---------- The records ----------
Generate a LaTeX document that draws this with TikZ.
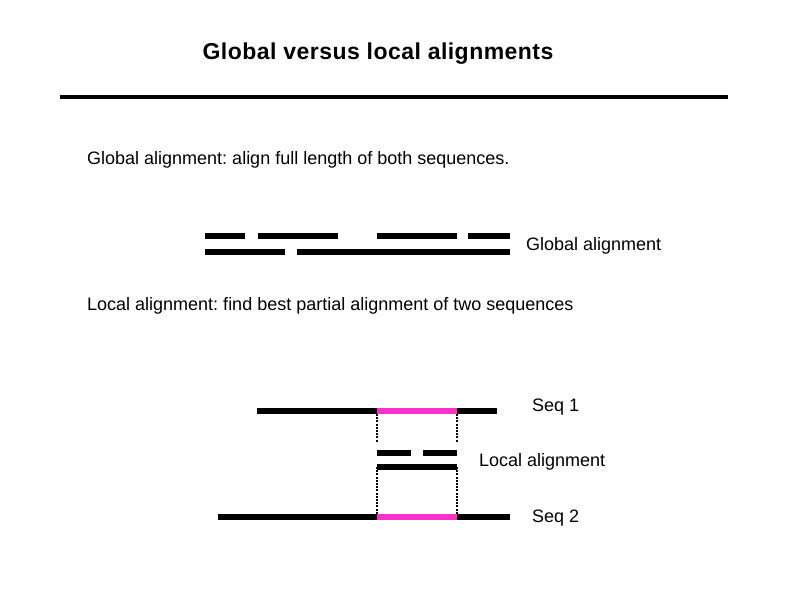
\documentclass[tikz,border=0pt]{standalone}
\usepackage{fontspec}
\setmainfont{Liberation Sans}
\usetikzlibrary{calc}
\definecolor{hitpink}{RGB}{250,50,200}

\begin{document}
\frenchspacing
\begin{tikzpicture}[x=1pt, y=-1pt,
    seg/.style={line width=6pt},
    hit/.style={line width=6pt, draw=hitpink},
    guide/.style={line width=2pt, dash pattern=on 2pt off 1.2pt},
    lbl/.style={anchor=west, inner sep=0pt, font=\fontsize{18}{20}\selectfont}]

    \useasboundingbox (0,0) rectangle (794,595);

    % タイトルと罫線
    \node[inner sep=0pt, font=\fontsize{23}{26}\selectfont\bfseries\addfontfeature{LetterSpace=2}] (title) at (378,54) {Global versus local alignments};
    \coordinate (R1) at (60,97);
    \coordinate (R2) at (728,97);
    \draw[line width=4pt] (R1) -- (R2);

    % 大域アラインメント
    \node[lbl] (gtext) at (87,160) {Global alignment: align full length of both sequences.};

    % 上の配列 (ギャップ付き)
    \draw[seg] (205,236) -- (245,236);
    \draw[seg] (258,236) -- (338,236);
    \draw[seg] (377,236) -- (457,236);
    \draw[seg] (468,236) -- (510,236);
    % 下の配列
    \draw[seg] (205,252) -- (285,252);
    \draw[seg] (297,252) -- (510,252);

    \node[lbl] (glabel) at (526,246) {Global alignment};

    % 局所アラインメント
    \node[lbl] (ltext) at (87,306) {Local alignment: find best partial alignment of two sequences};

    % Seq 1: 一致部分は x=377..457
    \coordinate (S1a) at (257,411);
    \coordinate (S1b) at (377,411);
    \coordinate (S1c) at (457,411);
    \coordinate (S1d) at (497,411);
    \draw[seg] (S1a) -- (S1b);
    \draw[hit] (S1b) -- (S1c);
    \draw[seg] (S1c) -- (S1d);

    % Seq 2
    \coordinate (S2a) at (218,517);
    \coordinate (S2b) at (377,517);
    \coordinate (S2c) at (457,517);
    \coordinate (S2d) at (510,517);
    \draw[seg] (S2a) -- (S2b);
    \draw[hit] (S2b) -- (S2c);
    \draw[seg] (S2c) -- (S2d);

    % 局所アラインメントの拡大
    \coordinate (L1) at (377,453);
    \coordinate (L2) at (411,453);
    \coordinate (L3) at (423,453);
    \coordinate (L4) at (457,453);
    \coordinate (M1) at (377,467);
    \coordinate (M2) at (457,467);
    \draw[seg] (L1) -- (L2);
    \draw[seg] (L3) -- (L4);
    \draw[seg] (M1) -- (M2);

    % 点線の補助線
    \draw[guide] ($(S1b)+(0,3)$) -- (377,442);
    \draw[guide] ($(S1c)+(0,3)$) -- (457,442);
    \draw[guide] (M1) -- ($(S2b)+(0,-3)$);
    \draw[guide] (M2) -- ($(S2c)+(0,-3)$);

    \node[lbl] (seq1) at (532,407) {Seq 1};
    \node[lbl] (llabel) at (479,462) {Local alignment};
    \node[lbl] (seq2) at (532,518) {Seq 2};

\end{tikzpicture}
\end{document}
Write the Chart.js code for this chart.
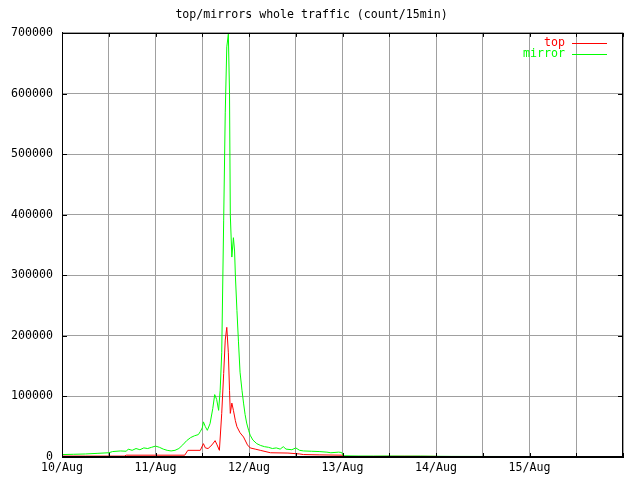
----------
Copy the records above exactly, leaving out every picture.

Generate a LaTeX document that draws this with TikZ.
\documentclass[tikz,border=0pt]{standalone}
\usepackage{fontspec}
\setmainfont{Liberation Sans}
\usetikzlibrary{calc}
\definecolor{hitpink}{RGB}{250,50,200}

\begin{document}
\frenchspacing
\begin{tikzpicture}[x=1pt, y=-1pt,
    seg/.style={line width=6pt},
    hit/.style={line width=6pt, draw=hitpink},
    guide/.style={line width=2pt, dash pattern=on 2pt off 1.2pt},
    lbl/.style={anchor=west, inner sep=0pt, font=\fontsize{18}{20}\selectfont}]

    \useasboundingbox (0,0) rectangle (794,595);

    % タイトルと罫線
    \node[inner sep=0pt, font=\fontsize{23}{26}\selectfont\bfseries\addfontfeature{LetterSpace=2}] (title) at (378,54) {Global versus local alignments};
    \coordinate (R1) at (60,97);
    \coordinate (R2) at (728,97);
    \draw[line width=4pt] (R1) -- (R2);

    % 大域アラインメント
    \node[lbl] (gtext) at (87,160) {Global alignment: align full length of both sequences.};

    % 上の配列 (ギャップ付き)
    \draw[seg] (205,236) -- (245,236);
    \draw[seg] (258,236) -- (338,236);
    \draw[seg] (377,236) -- (457,236);
    \draw[seg] (468,236) -- (510,236);
    % 下の配列
    \draw[seg] (205,252) -- (285,252);
    \draw[seg] (297,252) -- (510,252);

    \node[lbl] (glabel) at (526,246) {Global alignment};

    % 局所アラインメント
    \node[lbl] (ltext) at (87,306) {Local alignment: find best partial alignment of two sequences};

    % Seq 1: 一致部分は x=377..457
    \coordinate (S1a) at (257,411);
    \coordinate (S1b) at (377,411);
    \coordinate (S1c) at (457,411);
    \coordinate (S1d) at (497,411);
    \draw[seg] (S1a) -- (S1b);
    \draw[hit] (S1b) -- (S1c);
    \draw[seg] (S1c) -- (S1d);

    % Seq 2
    \coordinate (S2a) at (218,517);
    \coordinate (S2b) at (377,517);
    \coordinate (S2c) at (457,517);
    \coordinate (S2d) at (510,517);
    \draw[seg] (S2a) -- (S2b);
    \draw[hit] (S2b) -- (S2c);
    \draw[seg] (S2c) -- (S2d);

    % 局所アラインメントの拡大
    \coordinate (L1) at (377,453);
    \coordinate (L2) at (411,453);
    \coordinate (L3) at (423,453);
    \coordinate (L4) at (457,453);
    \coordinate (M1) at (377,467);
    \coordinate (M2) at (457,467);
    \draw[seg] (L1) -- (L2);
    \draw[seg] (L3) -- (L4);
    \draw[seg] (M1) -- (M2);

    % 点線の補助線
    \draw[guide] ($(S1b)+(0,3)$) -- (377,442);
    \draw[guide] ($(S1c)+(0,3)$) -- (457,442);
    \draw[guide] (M1) -- ($(S2b)+(0,-3)$);
    \draw[guide] (M2) -- ($(S2c)+(0,-3)$);

    \node[lbl] (seq1) at (532,407) {Seq 1};
    \node[lbl] (llabel) at (479,462) {Local alignment};
    \node[lbl] (seq2) at (532,518) {Seq 2};

\end{tikzpicture}
\end{document}
Write the Chart.js code for this chart.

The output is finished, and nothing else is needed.